Nos duele la frontera legal conocida porque se nos enseñó a identificarla, a no cruzara sin permiso, a temerla, a ahogarnos en ella con bebés en brazos. Y de tanto señalarla, se volvió parte de nuestras pesadillas y ensoñaciones. La frontera somos nosotros y nos revelamos al llevarla de país en país. El poeta costarricense Jorge Debravo en su poema “Nocturno sin patria” nos expone a su mirada, que es un sueño de belleza que aún sangra: Yo no quiero un cuchillo en manos de la patria./ Ni un cuchillo ni un rifle para nadie:/ la tierra es para todos,/ como el aire.// Me gustaría tener manos enormes,/ violentas y salvajes,/ para arrancar fronteras una a una/ y dejar de frontera solo el aire.// Que nadie tenga tierra/ como tiene traje:/ que todos tengan tierra/ como tienen el aire.// Cogería las guerras de la punta/ y no dejaría una en el paisaje/ y abriría la tierra para todos/ como si fuera el aire...// Que el aire no es de nadie, nadie, nadie.../ Y todos tienen su parcela de aire.
Si no hay límites divisorios entre la lluvia y la música y el aire, como la frontera inexistente entre tú que lees y yo quien te escribo desde una mesa llena de libros por leer, o debo decir amar, o debo decir indagar, si no hay límites las preguntas se liberan, las preguntas surgen para dar paso a más de ellas, como un campo de flores amenazantes. De esta forma Lizbeth de la Cruz Santana, artista mexicoamericana y profesora de Estudios Chicanos en Baruch College de la Universidad de la Ciudad de Nueva York, investigadora del proyecto “Humanizando la deportación”, desde los límites fronterizos ha dado vida a dos proyectos murales: “Playas de Tijuana” (2019-2021) y “Santa Fe” (2024) en Ciudad Juárez, ambos muestran la estética de los rostros de personas deportadas. Y es en este punto donde los límites reales se vuelven heridas que se deben mostrar blandiéndose al aire.

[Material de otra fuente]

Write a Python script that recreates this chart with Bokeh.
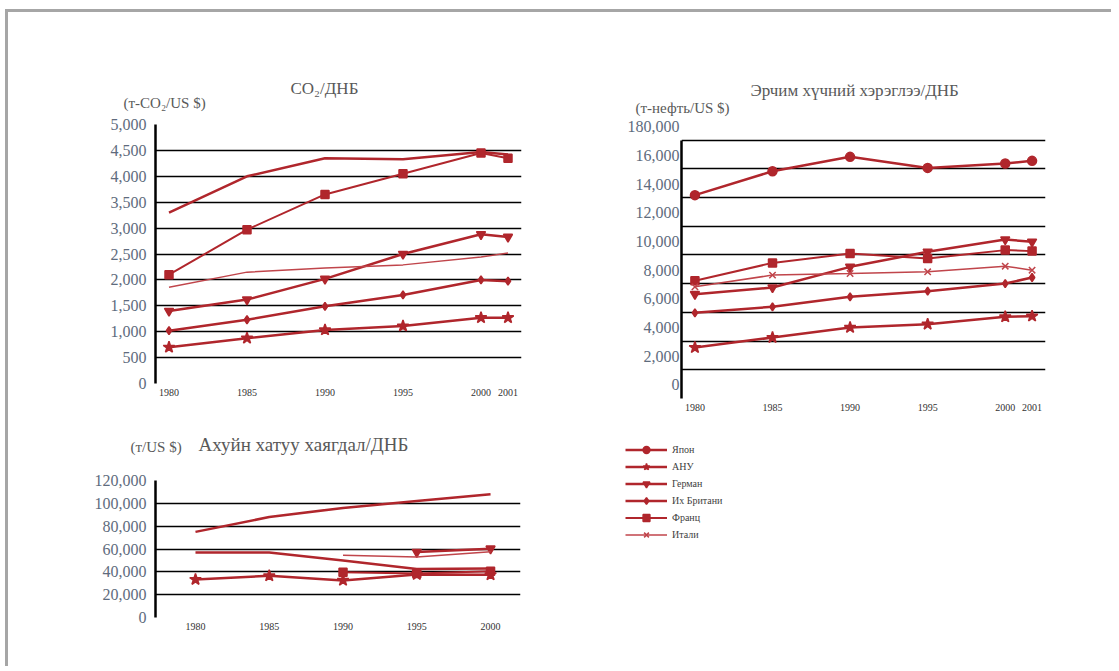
from bokeh.plotting import figure
from bokeh.models import (FactorRange, Range1d, FixedTicker, NumeralTickFormatter, LinearAxis,
                          Title, Legend, LegendItem, ColumnDataSource, BasicTickFormatter)
from bokeh.layouts import column, row
from bokeh.embed import file_html
from bokeh.resources import INLINE

NAN = float("nan")

# ---------------- data ----------------
countries = ["Япон", "АНУ", "Герман", "Их Британи", "Франц", "Итали"]

years_ab = ["1980", "1985", "1990", "1995", "2000", "2001"]
years_c = [1980, 1985, 1990, 1995, 2000]

# CO2 / GDP
co2_japan = [3300, 4000, 4350, 4330, 4470, 4420]
co2_usa = [700, 875, 1035, 1110, 1270, 1270]
co2_germany = [1400, 1620, 2020, 2500, 2880, 2830]
co2_uk = [1020, 1230, 1490, 1710, 2000, 1975]
co2_france = [2100, 2970, 3650, 4050, 4450, 4350]
co2_italy = [1860, 2150, 2230, 2290, 2440, 2520]
co2_ticks = [0, 500, 1000, 1500, 2000, 2500, 3000, 3500, 4000, 4500, 5000]

# Energy / GDP
en_japan = [14170, 15840, 16840, 16070, 16380, 16560]
en_usa = [3550, 4250, 4950, 5180, 5690, 5740]
en_germany = [7270, 7735, 9175, 10220, 11080, 10920]
en_uk = [5970, 6390, 7085, 7480, 8010, 8430]
en_france = [8200, 9450, 10100, 9760, 10340, 10270]
en_italy = [7780, 8600, 8710, 8830, 9220, 8940]
en_ticks = [0, 2000, 4000, 6000, 8000, 10000, 12000, 14000, 16000, 18000]
en_tick_labels = {18000: "180,000"}

# Solid waste / GDP
sw_japan = [75000, 88000, 96000, 102000, 108000]
sw_usa = [33300, 36500, 32500, 37700, 37400]
sw_germany = [NAN, NAN, NAN, 57300, 60300]
sw_uk = [57000, 57000, 50000, 42500, 43000]
sw_france = [NAN, NAN, 39700, 38500, 40500]
sw_italy = [NAN, NAN, 54500, 53000, 57500]
sw_label_ticks = [0, 20000, 40000, 60000, 80000, 100000, 120000]
sw_grid_ticks = [20000, 40000, 60000, 80000, 100000, 120000]

# ---------------- styles ----------------
RED = "#b0262c"
SERIF = "Liberation Serif"
TICK_COLOR = "#5e6b7d"
TITLE_COLOR = "#595959"

styles = {
    "Япон": dict(marker="circle", size=9, lw=2.5, color=RED),
    "АНУ": dict(marker="star", size=12, lw=2.5, color=RED),
    "Герман": dict(marker="inverted_triangle", size=9, lw=2.5, color=RED),
    "Их Британи": dict(marker="diamond", size=8, lw=2.5, color=RED),
    "Франц": dict(marker="square", size=8, lw=2, color=RED),
    "Итали": dict(marker="x", size=9, lw=1.5, color="#c0454b"),
}


def period_factors(years):
    return [(str(int(y) // 5 * 5), y) for y in years]


def base_fig(**kw):
    p = figure(output_backend="svg", toolbar_location=None, title=None, **kw)
    p.background_fill_color = None
    p.border_fill_color = None
    p.outline_line_color = None
    try:
        p.frame_align = False
    except Exception:
        pass
    return p


def blank_fig(**kw):
    p = base_fig(x_range=Range1d(0, 1), y_range=Range1d(0, 1),
                 x_axis_location=None, y_axis_location=None, **kw)
    p.xgrid.visible = False
    p.ygrid.visible = False
    return p


def draw(p, xs, ys, name, show_marker=True):
    st = styles[name]
    src = ColumnDataSource(dict(x=xs, y=ys))
    lr = p.line("x", "y", source=src, line_color=st["color"], line_width=st["lw"])
    mr = p.scatter("x", "y", source=src, marker=st["marker"], size=st["size"],
                   fill_color=st["color"], line_color=st["color"], line_width=1.5)
    mr.visible = show_marker
    return lr, mr


def style_yaxis(ax):
    ax.major_tick_out = 0
    ax.major_tick_in = 0
    ax.minor_tick_out = 0
    ax.minor_tick_in = 0
    ax.major_label_text_font = SERIF
    ax.major_label_text_font_size = "16px"
    ax.major_label_text_color = TICK_COLOR


def style_xaxis(ax, standoff=5):
    ax.axis_line_color = None
    ax.major_tick_out = 0
    ax.major_tick_in = 0
    ax.minor_tick_out = 0
    ax.minor_tick_in = 0
    ax.major_label_text_font = SERIF
    ax.major_label_text_font_size = "10px"
    ax.major_label_text_color = "#333333"
    ax.major_label_standoff = standoff


def make_title(text, size, offset, standoff):
    return Title(text=text, align="left", offset=offset, standoff=standoff,
                 text_font=SERIF, text_font_size=size, text_font_style="normal",
                 text_color=TITLE_COLOR)


def hide_group_labels(ax):
    ax.group_text_color = None
    ax.group_text_font_size = "0px"
    ax.separator_line_color = None


# ---------------- title strip for the two upper charts ----------------
t1 = blank_fig(width=590, height=112, min_border_left=155, min_border_right=69,
               min_border_top=110, min_border_bottom=0)
t1.add_layout(make_title("CO₂/ДНБ", "17px", 135, 25), "above")
t2 = blank_fig(width=521, height=112, min_border_left=91, min_border_right=66,
               min_border_top=110, min_border_bottom=0)
t2.add_layout(make_title("Эрчим хүчний хэрэглээ/ДНБ", "17px", 69, 22), "above")

# ---------------- chart 1: CO2 ----------------
x_ab = period_factors(years_ab)
p1 = base_fig(x_range=FactorRange(factors=x_ab, group_padding=1.889, factor_padding=0, range_padding=0),
              y_range=Range1d(0, 5000), width=590, height=505,
              min_border_left=155, min_border_right=69, min_border_top=124, min_border_bottom=122)
p1.xgrid.grid_line_color = None
co2 = dict(zip(countries, [co2_japan, co2_usa, co2_germany, co2_uk, co2_france, co2_italy]))
co2_marked = {"Япон": False, "Итали": False}
for c in countries:
    draw(p1, x_ab, co2[c], c, co2_marked.get(c, True))
p1.yaxis.ticker = FixedTicker(ticks=co2_ticks)
p1.yaxis.formatter = NumeralTickFormatter(format="0,0")
p1.yaxis.axis_line_width = 2.5
p1.yaxis.axis_line_color = "black"
p1.yaxis.major_label_standoff = 9
style_yaxis(p1.yaxis[0])
p1.ygrid.ticker = FixedTicker(ticks=co2_ticks)
p1.ygrid.grid_line_color = "black"
p1.ygrid.grid_line_width = 1.5
style_xaxis(p1.xaxis[0], 5)
hide_group_labels(p1.xaxis[0])
p1.add_layout(make_title("(т-CO₂/US $)", "15px", -32, 28), "above")
# unit label of the waste chart sits under chart 1's axis
p1.add_layout(make_title("(т/US $)", "15px", -25, 77), "below")

# ---------------- chart 2: Energy ----------------
E_END = 19094
E_SHIFT = 941
p2 = base_fig(x_range=FactorRange(factors=x_ab, group_padding=1.889, factor_padding=0, range_padding=0),
              y_range=Range1d(0, E_END), width=521, height=505,
              min_border_left=91, min_border_right=66, min_border_top=124, min_border_bottom=107)
p2.xgrid.grid_line_color = None
en = dict(zip(countries, [en_japan, en_usa, en_germany, en_uk, en_france, en_italy]))
for c in countries:
    draw(p2, x_ab, en[c], c, True)
main_ax = p2.yaxis[0]
main_ax.ticker = FixedTicker(ticks=[])
main_ax.bounds = (0, en_ticks[-1])
main_ax.axis_line_width = 2.5
main_ax.axis_line_color = "black"
style_yaxis(main_ax)
p2.extra_y_ranges = {"lab": Range1d(-E_SHIFT, E_END - E_SHIFT)}
lab_ax = LinearAxis(y_range_name="lab", ticker=FixedTicker(ticks=en_ticks),
                    formatter=NumeralTickFormatter(format="0,0"), axis_line_color=None,
                    major_label_overrides=en_tick_labels, major_label_standoff=2)
style_yaxis(lab_ax)
p2.add_layout(lab_ax, "left")
p2.ygrid.ticker = FixedTicker(ticks=en_ticks)
p2.ygrid.grid_line_color = "black"
p2.ygrid.grid_line_width = 1.5
style_xaxis(p2.xaxis[0], 5)
hide_group_labels(p2.xaxis[0])
p2.add_layout(make_title("(т-нефть/US $)", "15px", -46, 17), "above")

# ---------------- chart 3: Solid waste ----------------
p3 = base_fig(x_range=Range1d(1977.29, 2002.03), y_range=Range1d(0, 120000),
              width=600, height=266,
              min_border_left=155, min_border_right=80, min_border_top=80, min_border_bottom=49)
p3.xgrid.grid_line_color = None
sw = dict(zip(countries, [sw_japan, sw_usa, sw_germany, sw_uk, sw_france, sw_italy]))
sw_marked = {"Япон": False, "Их Британи": False, "Итали": False}
for c in countries:
    draw(p3, years_c, sw[c], c, sw_marked.get(c, True))
p3.yaxis.ticker = FixedTicker(ticks=sw_label_ticks)
p3.yaxis.formatter = NumeralTickFormatter(format="0,0")
p3.yaxis.axis_line_width = 2.5
p3.yaxis.axis_line_color = "black"
p3.yaxis.major_label_standoff = 9
style_yaxis(p3.yaxis[0])
p3.ygrid.ticker = FixedTicker(ticks=sw_grid_ticks)
p3.ygrid.grid_line_color = "black"
p3.ygrid.grid_line_width = 1.5
p3.xaxis.ticker = FixedTicker(ticks=years_c)
p3.xaxis.formatter = BasicTickFormatter(use_scientific=False)
style_xaxis(p3.xaxis[0], 5)
p3.add_layout(make_title("Ахуйн хатуу хаягдал/ДНБ", "19px", 43, 52), "above")

# ---------------- legend panel ----------------
p4 = blank_fig(width=200, height=266, min_border_left=22, min_border_right=0,
               min_border_top=38, min_border_bottom=0)
items = []
for c in countries:
    lr, mr = draw(p4, [NAN], [NAN], c, True)
    items.append(LegendItem(label=c, renderers=[lr, mr]))
legend = Legend(items=items, location="top_left", orientation="vertical",
                glyph_width=42, glyph_height=17, label_height=12, spacing=0,
                padding=0, margin=3, label_standoff=5,
                border_line_color=None, background_fill_alpha=0,
                label_text_font=SERIF, label_text_font_size="10px", label_text_color="#404040")
p4.add_layout(legend)

page_border = ("linear-gradient(#a6a6a6, #a6a6a6) 5px 9px / 3px calc(100% - 9px) no-repeat, "
               "linear-gradient(#a6a6a6, #a6a6a6) 5px 9px / calc(100% - 5px) 3px no-repeat")
row0 = row(t1, t2)
row1 = row(p1, p2, styles={"margin-top": "-112px"})
row2 = row(p3, p4, styles={"margin-top": "-105px"})
root = column(row0, row1, row2, styles={"background": page_border})

open("out.html", "w").write(file_html(root, INLINE))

Las fronteras terrenales de Coahuila y ciertos espejismos se enfrentaron en el pasado tantas veces con la corporalidad y cosmogonía de la etnia Ndé Lipán; que al día de hoy el pueblo resiste e insiste en preservar sus creencias, por eso que en esta página brilla una de sus deidades: Yudé ligáá isdzaa, que quiere decir “mujer blanca”, “la mujer que cambia”, “la mujer vestida de blanco” —entre algunas definiciones—. Es asociada con la fertilidad, la creación y la protección de la tierra y de la propia etnia; vinculada además con la naturaleza, la vida y el sustento. La filosofía Ndé Lipán nos vuelve a compartir una de sus certezas: la tierra no tiene dueño, no es de nadie, nosotros, toda persona y ser animal, le pertenecemos.
Entonces, ¿de dónde a dónde nos desplazamos entre el conocimiento y el amor?, ¿cruzamos una línea real, verdadera, que nos define?, ¿el entendimiento entre dos surge acentuando o desvaneciendo sus fronteras?